Argentina’s tightening currency restrictions are wreaking havoc in everything from corporate debt to Netflix subscriptions. But there’s one unintended beneficiary: US soybean crushers.
The Central Bank is trying to stem a fall in hard-currency reserves by restricting access to dollars. At the same time, authorities have allowed multiple exchange rates for the peso to proliferate, with the official, controlled rate far stronger than others.
All that means soy farmers are likely to hang on to their crops in a bet that the official rate will weaken, giving them more pesos for their beans priced in dollars. It’s a waiting game that will deprive Argentina’s crushing industry of feedstock, sending buyers of soy meal and oil to US processors. Partly as a result, Chicago soy-meal futures extended a rally Wednesday to the highest in more than two years.
“Argentina has some challenges with farmers holding back the soybean crop as a hedge against a devaluation of the currency,” ADM Chief Financial Officer Ray Young said at a conference this month. “And so the global meal buyer will be coming to the US in the fourth quarter.”
Raw soybeans have rallied in the past several weeks and are trading near the highest prices in more than two years. But it’s not enough in peso terms for farmers who are yet to sell or price contracts for 52 percent of the harvest that finished in June.
For the upcoming season’s crop – which hasn’t been planted yet and starts to be collected at the end of March – there were sales for less than half a million metric tons through September 16, or around one percent of expected production. At the same stage last year, the figure was 4.6 percent.
“There have been very few sales in the last few months and the new season is slow,” said Agustin Tejeda, chief economist at the Buenos Aires Grain Exchange. “The price incentive is there but the exchange rate is holding farmers back.”
Tight supplies are bad news for Argentina’s oilseed crushers – Glencore Plc, Bunge Ltd. and Cargill Inc. among them – whose export plants dot the Paraná River. Soy processing will probably decline by three million tons in the 2020-21 season while net exports are expected to drop by four million tons, according to Hamburg-based researcher Oil World.
The poor outlook was compounded on Wednesday, with a prediction by the Buenos Aires exchange that dry conditions will produce a fall in next year’s soy harvest of 5.1 percent.
Argentina ships the most soy meal for livestock feed and soy oil for cooking and biofuels. But after a tax change two years ago, crushers have already been ceding market share to raw-bean operators in the country like Archer-Daniels-Midland Co and China’s Cofco. Idled crush capacity is about 50 percent.
Competitors in the United States, where the same trading giants – Bunge, Cargill and ADM – crush beans, are set to benefit. They, too, have been struggling of late because higher soy prices have eroded profit margins.
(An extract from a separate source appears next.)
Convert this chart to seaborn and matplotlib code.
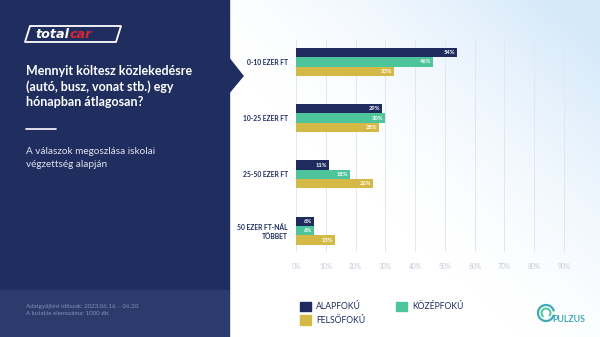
import numpy as np
import pandas as pd
import matplotlib
matplotlib.use("Agg")
import matplotlib.pyplot as plt
import matplotlib.patches as mpatches
from matplotlib.patches import Polygon, Arc
import seaborn as sns

categories = ["0-10 EZER FT", "10-25 EZER FT", "25-50 EZER FT", "50 EZER FT-NÁL\nTÖBBET"]
groups = ["ALAPFOKÚ", "KÖZÉPFOKÚ", "FELSŐFOKÚ"]
alapfoku = [54, 29, 11, 6]
kozepfoku = [46, 30, 18, 6]
felsofoku = [33, 28, 26, 13]
xticks = [0, 10, 20, 30, 40, 50, 60, 70, 80, 90]
xtick_labels = [f"{t}%" for t in xticks]

title = "Mennyit költesz közlekedésre\n(autó, busz, vonat stb.) egy\nhónapban átlagosan?"
subtitle = "A válaszok megoszlása iskolai\nvégzettség alapján"
footer = "Adatgyűjtési időszak: 2023.06.16. - 06.20.\nA kutatás elemszáma: 1000 db."

NAVY = "#1f2b5e"
TEAL = "#4ec49b"
GOLD = "#d5b947"
PANEL = "#1f2d5f"
PANEL2 = "#2c3b6c"

df = pd.DataFrame({
    "cat": categories * 3,
    "grp": [groups[0]] * 4 + [groups[1]] * 4 + [groups[2]] * 4,
    "val": alapfoku + kozepfoku + felsofoku,
})

sns.set_theme(style="white")
plt.rcParams["font.family"] = ["Lato", "DejaVu Sans"]

W, H = 600, 337
fig = plt.figure(figsize=(6, 3.37), dpi=100)

# background gradient
bg = fig.add_axes([0, 0, 1, 1], zorder=-10)
bg.set_axis_off()
xx = np.linspace(0, 1, 300)
yy = np.linspace(0, 1, 170)
X, Y = np.meshgrid(xx, yy)
g = np.clip((X - 0.6) * 1.5 + (Y - 0.45) * 0.9, 0, 1) ** 1.6
c0 = np.array([1.0, 1.0, 1.0])
c1 = np.array([0.83, 0.91, 0.98])
img = c0[None, None, :] * (1 - g[..., None]) + c1[None, None, :] * g[..., None]
bg.imshow(img, extent=[0, 1, 0, 1], origin="lower", aspect="auto")
bg.set_xlim(0, 1)
bg.set_ylim(0, 1)

def fx(px):
    return px / W

def fy(py):
    return 1 - py / H

# left panel
bg.add_patch(mpatches.Rectangle((0, fy(290)), fx(229), 1 - fy(290), color=PANEL, zorder=1))
bg.add_patch(mpatches.Rectangle((0, 0), fx(229), fy(290), color=PANEL2, zorder=1))
bg.add_patch(Polygon([(fx(228), fy(57)), (fx(243), fy(76)), (fx(228), fy(94))], closed=True,
                     color=PANEL, zorder=1))

# logo
logo = Polygon([(fx(30), fy(26)), (fx(121), fy(26)), (fx(116), fy(42)), (fx(25), fy(42))],
               closed=True, fill=False, edgecolor="white", lw=1.3, joinstyle="round", zorder=2)
bg.add_patch(logo)
t1 = bg.text(fx(35), fy(34.5), "total", color="white", fontsize=9.2, fontweight="bold",
             fontstyle="italic", va="center", ha="left", zorder=3, family=["DejaVu Sans"])
fig.canvas.draw()
bb = t1.get_window_extent()
bg.text(bb.x1 / W + 0.001, fy(34.5), "car", color="#d8262f", fontsize=9.2, fontweight="bold",
        fontstyle="italic", va="center", ha="left", zorder=3, family=["DejaVu Sans"])

fig.text(fx(26), fy(65), title, color="white", fontsize=9.0, fontweight="bold",
         va="top", ha="left", linespacing=1.3)
fig.add_artist(plt.Line2D([fx(26), fx(56)], [fy(129), fy(129)], color="white", lw=1.2))
fig.text(fx(26), fy(147), subtitle, color="#dfe3ee", fontsize=7.2, va="top", ha="left",
         linespacing=1.5)
fig.text(fx(26), fy(304), footer, color="#8690b8", fontsize=4.4, va="top", ha="left",
         linespacing=1.6)

# main chart
ax = fig.add_axes([fx(296), fy(252), fx(274), fy(40) - fy(252)])
ax.patch.set_alpha(0)
sns.barplot(data=df, y="cat", x="val", hue="grp", hue_order=groups, order=categories,
            palette=[NAVY, TEAL, GOLD], orient="h", width=0.5, ax=ax, legend=False,
            edgecolor="none", linewidth=0, saturation=1)
ax.set_xlim(0, 92)
ax.set_ylim(3.38, -0.39)
ax.set_xticks(xticks)
ax.set_xticklabels(xtick_labels, color="#c3c9d8", fontsize=4.8)
ax.tick_params(axis="x", length=0, pad=8)
ax.tick_params(axis="y", length=0, pad=6)
ax.set_yticks(range(len(categories)))
ax.set_yticklabels(categories, color=NAVY, fontsize=4.9, fontweight="bold",
                   ha="right", linespacing=1.3)
ax.grid(axis="x", color="#e2e7ef", lw=0.7)
ax.set_axisbelow(True)
for s in ax.spines.values():
    s.set_visible(False)
ax.set_xlabel("")
ax.set_ylabel("")

for cont in ax.containers:
    for bar in cont:
        w = bar.get_width()
        ax.text(w - 0.6, bar.get_y() + bar.get_height() / 2, f"{int(round(w))}%",
                color="white", fontsize=4.2, fontweight="bold", ha="right", va="center")

# legend
handles = [mpatches.Patch(color=NAVY, label=groups[0]),
           mpatches.Patch(color=GOLD, label=groups[2]),
           mpatches.Patch(color=TEAL, label=groups[1])]
leg = fig.legend(handles=handles, ncol=2, loc="upper left",
                 bbox_to_anchor=(fx(292), fy(294)), frameon=False,
                 fontsize=6.2, handlelength=1.3, handleheight=1.3,
                 columnspacing=3.6, labelspacing=0.45, handletextpad=0.6)
for t in leg.get_texts():
    t.set_color(NAVY)

# PULZUS logo
bg.add_patch(Arc((fx(546), fy(313)), fx(16), 16 / H, theta1=20, theta2=340,
                 color="#3fa9b5", lw=1.6, zorder=3))
bg.add_patch(Arc((fx(546), fy(313)), fx(9), 9 / H, theta1=-60, theta2=250,
                 color="#4ec49b", lw=1.4, zorder=3))
bg.text(fx(552), fy(320), "PULZUS", color="#3fa9b5", fontsize=6.3, fontweight="bold",
        ha="left", va="center", zorder=3)

fig.savefig("out.png", dpi=100)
Cheap loans in pesos, with rates below inflation, are exacerbating the hoarding trend. Farmers prefer to use the loans to finance planting and hold onto soybeans, waiting for the peso to weaken. “Credit these days is very tempting at 30 to 35 percent,” said Ariel Striglio, a farmer in Santa Fe Province.
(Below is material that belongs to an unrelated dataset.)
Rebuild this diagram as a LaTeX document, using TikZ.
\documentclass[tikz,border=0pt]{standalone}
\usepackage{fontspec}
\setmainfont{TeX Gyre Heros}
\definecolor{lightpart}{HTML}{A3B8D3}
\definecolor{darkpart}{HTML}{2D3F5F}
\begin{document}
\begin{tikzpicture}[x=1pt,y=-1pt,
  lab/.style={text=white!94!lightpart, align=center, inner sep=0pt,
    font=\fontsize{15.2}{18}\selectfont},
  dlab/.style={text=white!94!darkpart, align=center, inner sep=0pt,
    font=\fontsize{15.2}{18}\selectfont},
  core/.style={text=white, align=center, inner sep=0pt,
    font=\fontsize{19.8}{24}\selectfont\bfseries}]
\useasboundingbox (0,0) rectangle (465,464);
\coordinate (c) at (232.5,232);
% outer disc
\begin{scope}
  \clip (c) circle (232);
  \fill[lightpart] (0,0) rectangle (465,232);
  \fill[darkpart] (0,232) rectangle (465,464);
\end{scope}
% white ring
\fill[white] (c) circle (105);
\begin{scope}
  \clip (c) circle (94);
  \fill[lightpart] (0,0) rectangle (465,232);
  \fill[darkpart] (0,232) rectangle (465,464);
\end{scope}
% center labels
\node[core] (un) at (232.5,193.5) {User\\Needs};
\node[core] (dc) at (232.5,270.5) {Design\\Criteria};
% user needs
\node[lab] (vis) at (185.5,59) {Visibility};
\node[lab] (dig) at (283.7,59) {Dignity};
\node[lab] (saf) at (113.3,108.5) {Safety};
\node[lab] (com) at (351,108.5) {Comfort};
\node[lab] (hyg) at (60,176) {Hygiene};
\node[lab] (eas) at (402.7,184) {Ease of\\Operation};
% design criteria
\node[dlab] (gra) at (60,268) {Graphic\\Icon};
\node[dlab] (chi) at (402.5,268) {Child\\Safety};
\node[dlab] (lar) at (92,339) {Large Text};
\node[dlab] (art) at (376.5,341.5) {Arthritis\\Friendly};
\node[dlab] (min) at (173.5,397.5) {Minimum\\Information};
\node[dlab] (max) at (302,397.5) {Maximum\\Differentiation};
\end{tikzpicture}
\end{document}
There’s a certain irony to the currency restrictions. They’re designed to put the breaks on dollar outflows – one of whose chief drivers is imports – while the government wants inflows from exports more than ever at a time the Central Bank’s net reserves have dropped to about US$6 billion.
But since the controls keep the official rate artificially strong, they actually discourage exports and promote imports, which will become more expensive when there’s a devaluation.
“A good strategy now is to bring forward purchases of imported inputs,” like agricultural chemicals, said Francisco Perkins, a farmer in Buenos Aires Province. “The government’s cure just makes the disease worse. More dollars will leave than come in.”